La sécurité nationale de l’Algérie et la région du Sahel

La sécurité nationale de l’Algérie et la région du Sahel

Américains et Français, entre complicité et opposition

Les Américains et les Français se sont partagé les rôles, affirme un spécialiste en relations internationales. Un avis que ne partage pas un connaisseur de la politique extérieure américaine.

Les États-Unis et la France sont-ils partenaires ou en opposition en ce qui concerne la région du Sahel ? Une question qui a été longuement débattue lors de la conférence-débat organisée hier au centre d’études du quotidien Echaab. Autour du modérateur habitué des lieux, le docteur Mhand Berkouk, président du centre Echaâb des études stratégiques, il y avait son frère, Salem Berkouk, également docteur d’État en relations internationales, ainsi que le professeur Salah Saoud, enseignant au département des sciences politiques de l’université d’Alger.

Ce dernier, premier à intervenir, a insisté sur l’existence entre les grandes puissances “d’une organisation unifiée concernant une stratégie globale touchant la région du Sahel”. Selon lui, les Américains et les Français se sont départagé les rôles. Un avis que ne partage pas le docteur Salem Berkouk, spécialiste en politique américaine, “il y a une concurrence et une course entre les deux pays sur la région du Sahel”.

Il affirmera ainsi que la politique d’endiguement (le fameux “containment” claironné par tous les secrétaires d’État américains) appliquée lors de la guerre froide s’est transformée en “siyassate el istibakiya” (politique de concurrence effrénée).
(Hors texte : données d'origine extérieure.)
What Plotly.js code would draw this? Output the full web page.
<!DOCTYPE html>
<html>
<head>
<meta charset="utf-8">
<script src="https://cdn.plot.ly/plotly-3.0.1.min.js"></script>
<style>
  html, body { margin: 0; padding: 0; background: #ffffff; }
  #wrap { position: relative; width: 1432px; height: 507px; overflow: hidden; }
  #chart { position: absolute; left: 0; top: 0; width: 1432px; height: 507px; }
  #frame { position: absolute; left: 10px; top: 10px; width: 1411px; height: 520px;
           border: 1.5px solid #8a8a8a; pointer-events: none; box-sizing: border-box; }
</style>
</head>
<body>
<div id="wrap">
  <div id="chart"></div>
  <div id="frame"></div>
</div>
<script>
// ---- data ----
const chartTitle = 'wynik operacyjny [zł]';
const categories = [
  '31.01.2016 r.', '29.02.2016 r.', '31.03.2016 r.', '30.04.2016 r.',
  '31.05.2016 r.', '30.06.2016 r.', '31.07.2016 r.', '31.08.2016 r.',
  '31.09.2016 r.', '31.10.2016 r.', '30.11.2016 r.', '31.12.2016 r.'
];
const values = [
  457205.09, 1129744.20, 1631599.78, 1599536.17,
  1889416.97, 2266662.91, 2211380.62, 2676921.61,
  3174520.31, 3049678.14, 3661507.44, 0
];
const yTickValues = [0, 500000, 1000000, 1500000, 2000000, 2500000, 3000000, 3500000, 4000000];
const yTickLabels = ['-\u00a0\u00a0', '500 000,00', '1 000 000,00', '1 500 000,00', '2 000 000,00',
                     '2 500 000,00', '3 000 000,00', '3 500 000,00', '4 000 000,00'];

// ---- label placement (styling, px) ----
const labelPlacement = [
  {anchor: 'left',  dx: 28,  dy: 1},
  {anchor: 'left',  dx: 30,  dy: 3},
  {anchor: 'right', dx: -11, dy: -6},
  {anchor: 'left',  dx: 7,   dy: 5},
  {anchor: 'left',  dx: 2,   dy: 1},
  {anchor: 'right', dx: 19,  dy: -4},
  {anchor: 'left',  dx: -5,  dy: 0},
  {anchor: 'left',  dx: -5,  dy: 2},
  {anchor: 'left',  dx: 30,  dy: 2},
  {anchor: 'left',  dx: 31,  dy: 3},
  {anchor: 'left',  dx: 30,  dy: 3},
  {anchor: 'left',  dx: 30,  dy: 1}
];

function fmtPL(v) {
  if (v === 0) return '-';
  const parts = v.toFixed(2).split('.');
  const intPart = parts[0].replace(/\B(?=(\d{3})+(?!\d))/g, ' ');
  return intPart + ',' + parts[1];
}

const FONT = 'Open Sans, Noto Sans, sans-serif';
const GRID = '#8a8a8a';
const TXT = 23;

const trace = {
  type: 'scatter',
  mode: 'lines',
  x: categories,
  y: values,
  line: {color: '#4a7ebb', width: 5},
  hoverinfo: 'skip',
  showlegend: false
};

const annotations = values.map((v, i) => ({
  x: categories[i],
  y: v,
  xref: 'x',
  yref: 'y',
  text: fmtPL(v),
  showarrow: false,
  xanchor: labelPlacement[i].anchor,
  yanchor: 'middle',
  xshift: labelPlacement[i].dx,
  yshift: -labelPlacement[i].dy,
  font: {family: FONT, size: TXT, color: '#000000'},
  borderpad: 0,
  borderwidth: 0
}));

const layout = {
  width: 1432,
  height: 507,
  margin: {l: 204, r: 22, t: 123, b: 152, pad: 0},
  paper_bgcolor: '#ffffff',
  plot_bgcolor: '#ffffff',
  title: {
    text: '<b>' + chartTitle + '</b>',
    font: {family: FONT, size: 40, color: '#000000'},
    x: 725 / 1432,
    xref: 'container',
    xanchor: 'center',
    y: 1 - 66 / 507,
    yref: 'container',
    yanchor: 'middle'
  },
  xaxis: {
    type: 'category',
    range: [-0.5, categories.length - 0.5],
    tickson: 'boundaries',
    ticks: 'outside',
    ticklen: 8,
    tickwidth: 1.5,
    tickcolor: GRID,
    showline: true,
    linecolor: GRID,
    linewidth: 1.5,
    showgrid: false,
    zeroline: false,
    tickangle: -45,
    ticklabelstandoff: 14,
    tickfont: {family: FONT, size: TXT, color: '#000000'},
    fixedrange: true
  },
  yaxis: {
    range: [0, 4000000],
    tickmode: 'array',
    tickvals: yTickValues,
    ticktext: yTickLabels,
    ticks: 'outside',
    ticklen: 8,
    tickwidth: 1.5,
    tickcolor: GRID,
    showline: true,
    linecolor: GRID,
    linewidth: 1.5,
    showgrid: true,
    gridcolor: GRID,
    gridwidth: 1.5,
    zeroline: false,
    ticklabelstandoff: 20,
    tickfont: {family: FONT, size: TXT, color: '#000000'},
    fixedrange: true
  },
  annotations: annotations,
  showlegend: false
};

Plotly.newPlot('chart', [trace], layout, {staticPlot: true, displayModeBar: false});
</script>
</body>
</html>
Selon lui, Obama, à l’instar de ses prédécesseurs à la Maison-Blanche, fait et fera tout pour avoir plus de pouvoir sur la bande sahélo-saharienne.

L’hégémonie française sur les pays de la région, en tant qu’ancienne puissance colonisatrice, serait ainsi loin d’être déterminante dans la répartition des rôles. Pour appuyer sa thèse, le docteur S. Berkouk rappellera que dès l’investiture de Barack Obama, Sarkozy avait déclaré qu’il était un pro-américain “à vous maintenant de conclure qui dépend de qui !”.
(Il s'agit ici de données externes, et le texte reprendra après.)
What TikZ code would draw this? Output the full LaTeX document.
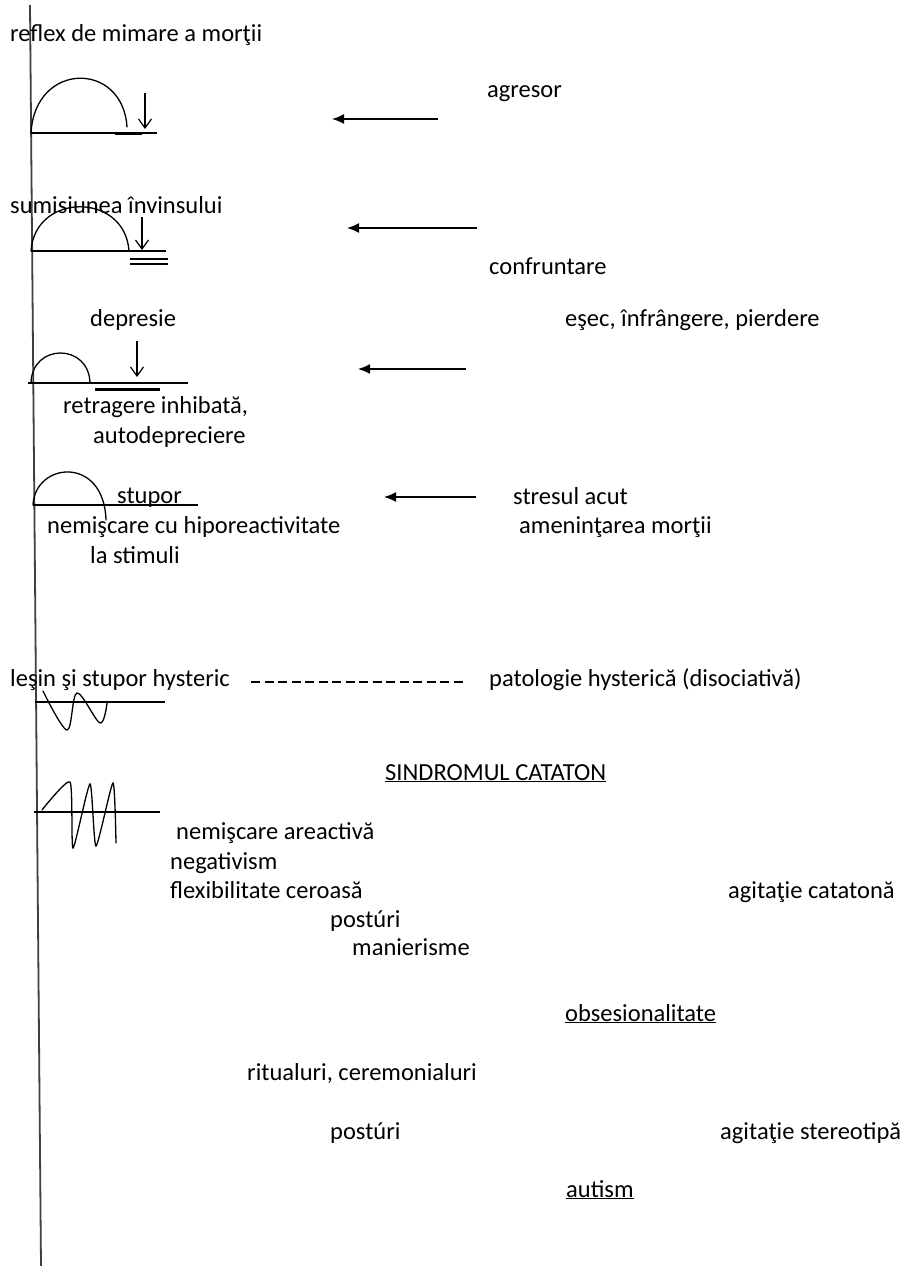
\documentclass[tikz,border=0pt]{standalone}
\usepackage{fontspec}
\setmainfont{Carlito}
\usetikzlibrary{arrows.meta}
\begin{document}
\begin{tikzpicture}[x=1pt,y=-1pt,
  font=\fontsize{24.5}{29}\selectfont,
  lbl/.style={anchor=base west, inner sep=0pt},
  ln/.style={line width=1.3pt, line cap=round},
  axis/.style={line width=1.5pt},
  thickseg/.style={line width=3pt},
  downarr/.style={line width=1.2pt, -{Straight Barb[length=9pt,width=13pt]}},
  leftarr/.style={line width=1.5pt, -{Latex[length=12pt,width=10pt]}},
  dashline/.style={line width=1.3pt, dash pattern=on 9pt off 4.5pt}]
\useasboundingbox (0,0) rectangle (904,1266);
\fill[white] (0,0) rectangle (904,1266);

% main vertical axis
\coordinate (vtop) at (30,5);
\coordinate (vbot) at (41,1266);
\draw[line width=1.8pt, black!75] (vtop) -- (vbot);

% texts
\node[lbl] (t1) at (10,41) {reflex de mimare a morţii};
\node[lbl] (t2) at (487,97) {agresor};
\node[lbl] (t3) at (10,213) {sumisiunea învinsului};
\node[lbl] (t4) at (489,274) {confruntare};
\node[lbl] (t5) at (90,326) {depresie};
\node[lbl] (t6) at (565,326) {eşec, înfrângere, pierdere};
\node[lbl] (t7) at (63,413) {retragere inhibată,};
\node[lbl] (t8) at (93,443) {autodepreciere};
\node[lbl] (t9) at (117,503) {stupor};
\node[lbl] (t10) at (47,533) {nemişcare cu hiporeactivitate};
\node[lbl] (t11) at (90,563) {la stimuli};
\node[lbl] (t12) at (513,504) {stresul acut};
\node[lbl] (t13) at (519,533) {ameninţarea morţii};
\node[lbl] (t14) at (10,686) {leşin şi stupor hysteric};
\node[lbl] (t15) at (489,686) {patologie hysterică (disociativă)};
\node[lbl] (t16) at (385,780) {\underline{SINDROMUL CATATON}};
\node[lbl] (t17) at (176,839) {nemişcare areactivă};
\node[lbl] (t18) at (170,869) {negativism};
\node[lbl] (t19) at (170,898) {flexibilitate ceroasă};
\node[lbl] (t20) at (728,898) {agitaţie catatonă};
\node[lbl] (t21) at (330,927) {postúri};
\node[lbl] (t22) at (352,955) {manierisme};
\node[lbl] (t23) at (565,1021) {\underline{obsesionalitate}};
\node[lbl] (t24) at (247,1080) {ritualuri, ceremonialuri};
\node[lbl] (t25) at (330,1139) {postúri};
\node[lbl] (t26) at (720,1139) {agitaţie stereotipă};
\node[lbl] (t27) at (566,1197) {\underline{autism}};

% glyph 1: reflex
\draw[axis] (31,133) -- (157,133);
\draw[ln] (31,133) .. controls (35,61) and (123,61) .. (127,127);
\draw[thickseg] (115,133) -- (142,133);
\coordinate (d1a) at (145,93); \coordinate (d1b) at (145,129);
\draw[downarr] (d1a) -- (d1b);

% glyph 2: sumisiune
\draw[axis] (31,251) -- (166,251);
\draw[ln] (31,251) .. controls (35,192) and (125,192) .. (129,251);
\draw[line width=1.2pt] (130,259) -- (168,259) (130,264) -- (168,264);
\coordinate (d2a) at (142,217); \coordinate (d2b) at (142,250);
\draw[downarr] (d2a) -- (d2b);

% glyph 3: depresie
\draw[axis] (28,383) -- (188,383);
\draw[ln] (31,383) .. controls (32,343) and (89,343) .. (90,383);
\draw[thickseg] (95,389) -- (160,389);
\coordinate (d3a) at (137,341); \coordinate (d3b) at (137,377);
\draw[downarr] (d3a) -- (d3b);

% glyph 4: stupor
\draw[axis] (33,505) -- (198,505);
\draw[ln] (33,505) .. controls (35,462) and (104,455) .. (106,520);

% glyph 5: lesin
\draw[axis] (35,702) -- (165,702);
\draw[ln] plot[smooth, tension=0.55] coordinates {(43,691) (67,730) (77,693) (100,723) (107,703)};

% glyph 6: cataton
\draw[axis] (34,812) -- (160,812);
\draw[ln] plot[smooth, tension=0.35] coordinates {(42,810) (70,782) (73,848) (90,784) (96,846) (113,783) (116,843)};

% arrows
\coordinate (a1s) at (438,119); \coordinate (a1e) at (332,119);
\draw[leftarr] (a1s) -- (a1e);
\coordinate (a2s) at (477,228); \coordinate (a2e) at (347,228);
\draw[leftarr] (a2s) -- (a2e);
\coordinate (a3s) at (466,369); \coordinate (a3e) at (358,369);
\draw[leftarr] (a3s) -- (a3e);
\coordinate (a4s) at (476,497); \coordinate (a4e) at (384,497);
\draw[leftarr] (a4s) -- (a4e);

% dashed link
\coordinate (ds) at (251,682); \coordinate (de) at (467,682);
\draw[dashline] (ds) -- (de);
\end{tikzpicture}
\end{document}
Le rôle de l’Algérie au Sahel a été également abordé lors de cette rencontre. Sur ce point tous, que ce soit les conférenciers ou les intervenants parmi l’assistance, se sont mis d’accord pour affirmer que la politique appliquée par les dirigeants algériens a été “positive”.

Salem Berkouk ne pouvait cacher son “enthousiasme” sur ce sujet : “L’Algérie a su comment s’investir au Sahel et son image s’est beaucoup améliorée, que ce soit chez les Américains ou chez les Européens.” Tout en étant d’accord, le professeur Saoud s’est voulu plus explicite en revenant à la situation des pays frontaliers. Il mettra l’accent sur le “pseudo-désaccord” entre la Mauritanie et la France : “Il y a une différence entre les paroles et les actes, et il faut savoir que la coopération militaire entre les deux pays s’est plutôt renforcée depuis l’investiture de Mohamed Ould Abdel Aziz, élu en juillet dernier.” Le conférencier a déclaré que “la sécurité nationale ne viendra pas de l’étranger, mais de l’intérieur du pays” avant d’aborder la peu reluisante situation, selon lui, que l’Algérie subit : “les pays du Sahel, et même les grandes puissances, n’hésitent pas à faire du chantage en nous demandant de les aider sinon, ils vont se transformer en un terrain propice au terrorisme.”

Cependant, le débat n’est pas allé au fond des questions d’actualité. Pourtant, un intervenant avait lancé l’hameçon en se demandant s’il n’y aurait pas de parallèle entre les enlèvements d’étrangers dans les pays du Sahel et une concurrence entre les Américains et les Français. Les derniers événements semblent pourtant donner raison aux défenseurs de cette thèse. Le jour même où le général William E. Ward, commandant du commandement militaire américain pour l’Afrique (Africom), est reçu par le président Bouteflika à Alger, un Français a été enlevé au nord du Mali.

Quatre jours après, c’est au tour de trois Espagnols, membres de l’ONG Action solidaire de Barcelone, d’être enlevés en Mauritanie. Pour plusieurs analystes, c’est l’une des expressions de cette concurrence. Faut- il aussi revenir sur la proposition algérienne à l’ONU pour sanctionner les pays qui payent les rançons ! C’est dire que la région du Sahel englobe tellement d’angles qu’il faut voir en chaque action une… réaction à une autre.